◆ **Aim**
Type out the data exactly as given. Skip any image.

──────────

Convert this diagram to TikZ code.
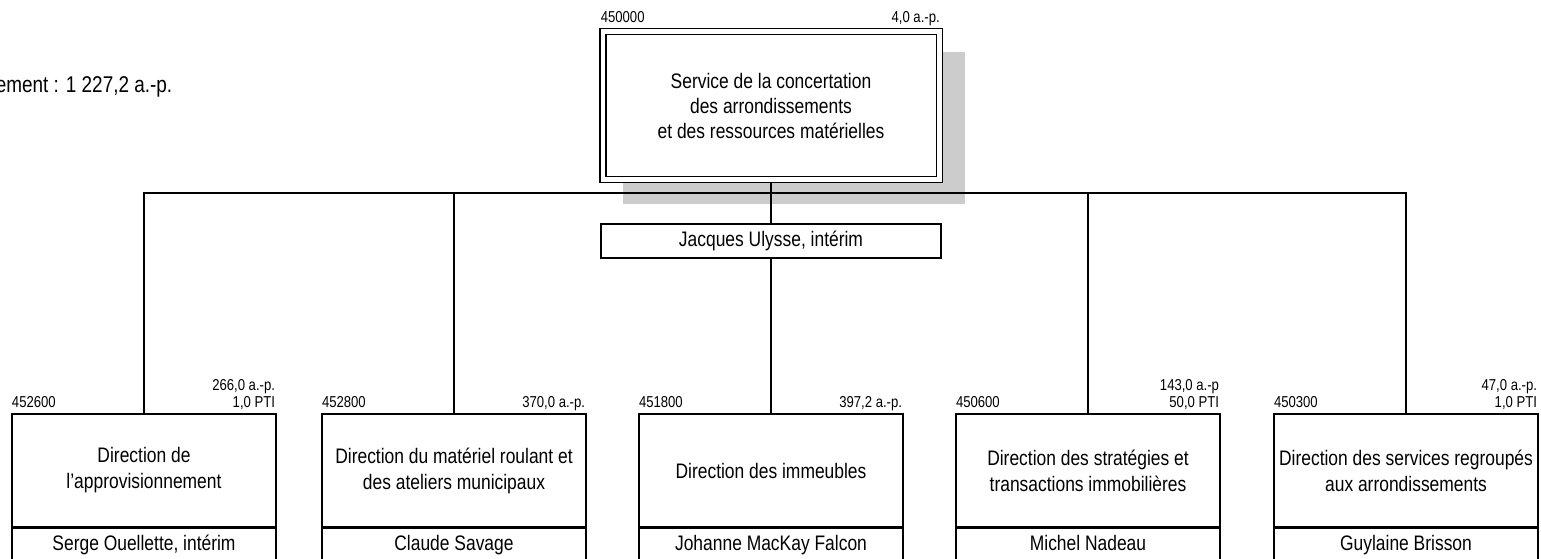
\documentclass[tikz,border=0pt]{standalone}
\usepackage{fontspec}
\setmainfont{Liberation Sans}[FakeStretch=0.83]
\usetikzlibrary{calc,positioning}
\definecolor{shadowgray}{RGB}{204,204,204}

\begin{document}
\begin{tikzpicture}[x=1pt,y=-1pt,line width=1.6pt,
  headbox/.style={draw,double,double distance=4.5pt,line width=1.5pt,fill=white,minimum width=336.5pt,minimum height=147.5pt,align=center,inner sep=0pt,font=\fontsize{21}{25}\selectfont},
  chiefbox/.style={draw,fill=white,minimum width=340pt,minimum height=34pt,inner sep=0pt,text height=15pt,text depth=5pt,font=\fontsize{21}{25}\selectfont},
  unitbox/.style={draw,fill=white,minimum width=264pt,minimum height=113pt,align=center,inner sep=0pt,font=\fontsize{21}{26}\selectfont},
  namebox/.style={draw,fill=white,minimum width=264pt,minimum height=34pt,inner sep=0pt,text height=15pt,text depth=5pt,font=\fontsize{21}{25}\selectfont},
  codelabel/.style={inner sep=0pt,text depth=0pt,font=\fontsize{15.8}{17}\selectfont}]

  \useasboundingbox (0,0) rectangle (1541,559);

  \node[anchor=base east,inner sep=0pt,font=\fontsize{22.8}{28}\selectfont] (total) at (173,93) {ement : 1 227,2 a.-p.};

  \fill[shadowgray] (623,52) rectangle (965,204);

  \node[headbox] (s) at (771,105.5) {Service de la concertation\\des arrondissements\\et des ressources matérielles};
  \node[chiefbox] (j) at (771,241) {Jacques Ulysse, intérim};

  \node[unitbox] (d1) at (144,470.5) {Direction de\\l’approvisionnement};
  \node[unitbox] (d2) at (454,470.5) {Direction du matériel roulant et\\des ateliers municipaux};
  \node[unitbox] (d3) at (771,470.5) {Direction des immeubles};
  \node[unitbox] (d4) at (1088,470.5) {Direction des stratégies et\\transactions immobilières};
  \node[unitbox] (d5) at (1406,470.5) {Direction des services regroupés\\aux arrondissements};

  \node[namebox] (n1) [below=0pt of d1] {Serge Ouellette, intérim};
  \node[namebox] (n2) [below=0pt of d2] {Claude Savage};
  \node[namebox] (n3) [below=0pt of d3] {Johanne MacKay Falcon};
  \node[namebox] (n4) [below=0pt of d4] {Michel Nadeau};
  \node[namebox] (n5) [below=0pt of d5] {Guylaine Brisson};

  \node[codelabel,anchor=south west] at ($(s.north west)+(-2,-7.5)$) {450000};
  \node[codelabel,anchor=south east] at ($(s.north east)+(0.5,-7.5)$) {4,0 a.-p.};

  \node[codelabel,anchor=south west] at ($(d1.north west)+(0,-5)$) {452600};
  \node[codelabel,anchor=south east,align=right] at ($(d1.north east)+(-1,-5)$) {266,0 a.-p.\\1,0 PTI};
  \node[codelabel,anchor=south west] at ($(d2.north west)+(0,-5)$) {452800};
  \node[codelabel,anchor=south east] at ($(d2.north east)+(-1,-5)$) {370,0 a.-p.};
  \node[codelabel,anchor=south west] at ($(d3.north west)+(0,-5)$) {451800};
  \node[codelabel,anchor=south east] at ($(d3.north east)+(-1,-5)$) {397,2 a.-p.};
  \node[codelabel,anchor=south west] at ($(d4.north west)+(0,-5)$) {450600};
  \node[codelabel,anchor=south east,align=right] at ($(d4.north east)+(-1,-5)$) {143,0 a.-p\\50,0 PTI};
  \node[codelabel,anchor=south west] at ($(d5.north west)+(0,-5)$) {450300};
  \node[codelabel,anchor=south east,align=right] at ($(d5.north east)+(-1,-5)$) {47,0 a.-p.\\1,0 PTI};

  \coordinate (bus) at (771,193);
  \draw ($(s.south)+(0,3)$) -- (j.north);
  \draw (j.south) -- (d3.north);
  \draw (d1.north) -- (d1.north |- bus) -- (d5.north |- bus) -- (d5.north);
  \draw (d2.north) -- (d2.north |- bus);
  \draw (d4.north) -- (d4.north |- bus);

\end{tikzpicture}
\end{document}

──────────

◆ **The answer**
Convert this diagram to TikZ code.
\documentclass[tikz,border=0pt]{standalone}
\usepackage{fontspec}
\setmainfont{Liberation Sans}[FakeStretch=0.83]
\usetikzlibrary{calc,positioning}
\definecolor{shadowgray}{RGB}{204,204,204}

\begin{document}
\begin{tikzpicture}[x=1pt,y=-1pt,line width=1.6pt,
  headbox/.style={draw,double,double distance=4.5pt,line width=1.5pt,fill=white,minimum width=336.5pt,minimum height=147.5pt,align=center,inner sep=0pt,font=\fontsize{21}{25}\selectfont},
  chiefbox/.style={draw,fill=white,minimum width=340pt,minimum height=34pt,inner sep=0pt,text height=15pt,text depth=5pt,font=\fontsize{21}{25}\selectfont},
  unitbox/.style={draw,fill=white,minimum width=264pt,minimum height=113pt,align=center,inner sep=0pt,font=\fontsize{21}{26}\selectfont},
  namebox/.style={draw,fill=white,minimum width=264pt,minimum height=34pt,inner sep=0pt,text height=15pt,text depth=5pt,font=\fontsize{21}{25}\selectfont},
  codelabel/.style={inner sep=0pt,text depth=0pt,font=\fontsize{15.8}{17}\selectfont}]

  \useasboundingbox (0,0) rectangle (1541,559);

  \node[anchor=base east,inner sep=0pt,font=\fontsize{22.8}{28}\selectfont] (total) at (173,93) {ement : 1 227,2 a.-p.};

  \fill[shadowgray] (623,52) rectangle (965,204);

  \node[headbox] (s) at (771,105.5) {Service de la concertation\\des arrondissements\\et des ressources matérielles};
  \node[chiefbox] (j) at (771,241) {Jacques Ulysse, intérim};

  \node[unitbox] (d1) at (144,470.5) {Direction de\\l’approvisionnement};
  \node[unitbox] (d2) at (454,470.5) {Direction du matériel roulant et\\des ateliers municipaux};
  \node[unitbox] (d3) at (771,470.5) {Direction des immeubles};
  \node[unitbox] (d4) at (1088,470.5) {Direction des stratégies et\\transactions immobilières};
  \node[unitbox] (d5) at (1406,470.5) {Direction des services regroupés\\aux arrondissements};

  \node[namebox] (n1) [below=0pt of d1] {Serge Ouellette, intérim};
  \node[namebox] (n2) [below=0pt of d2] {Claude Savage};
  \node[namebox] (n3) [below=0pt of d3] {Johanne MacKay Falcon};
  \node[namebox] (n4) [below=0pt of d4] {Michel Nadeau};
  \node[namebox] (n5) [below=0pt of d5] {Guylaine Brisson};

  \node[codelabel,anchor=south west] at ($(s.north west)+(-2,-7.5)$) {450000};
  \node[codelabel,anchor=south east] at ($(s.north east)+(0.5,-7.5)$) {4,0 a.-p.};

  \node[codelabel,anchor=south west] at ($(d1.north west)+(0,-5)$) {452600};
  \node[codelabel,anchor=south east,align=right] at ($(d1.north east)+(-1,-5)$) {266,0 a.-p.\\1,0 PTI};
  \node[codelabel,anchor=south west] at ($(d2.north west)+(0,-5)$) {452800};
  \node[codelabel,anchor=south east] at ($(d2.north east)+(-1,-5)$) {370,0 a.-p.};
  \node[codelabel,anchor=south west] at ($(d3.north west)+(0,-5)$) {451800};
  \node[codelabel,anchor=south east] at ($(d3.north east)+(-1,-5)$) {397,2 a.-p.};
  \node[codelabel,anchor=south west] at ($(d4.north west)+(0,-5)$) {450600};
  \node[codelabel,anchor=south east,align=right] at ($(d4.north east)+(-1,-5)$) {143,0 a.-p\\50,0 PTI};
  \node[codelabel,anchor=south west] at ($(d5.north west)+(0,-5)$) {450300};
  \node[codelabel,anchor=south east,align=right] at ($(d5.north east)+(-1,-5)$) {47,0 a.-p.\\1,0 PTI};

  \coordinate (bus) at (771,193);
  \draw ($(s.south)+(0,3)$) -- (j.north);
  \draw (j.south) -- (d3.north);
  \draw (d1.north) -- (d1.north |- bus) -- (d5.north |- bus) -- (d5.north);
  \draw (d2.north) -- (d2.north |- bus);
  \draw (d4.north) -- (d4.north |- bus);

\end{tikzpicture}
\end{document}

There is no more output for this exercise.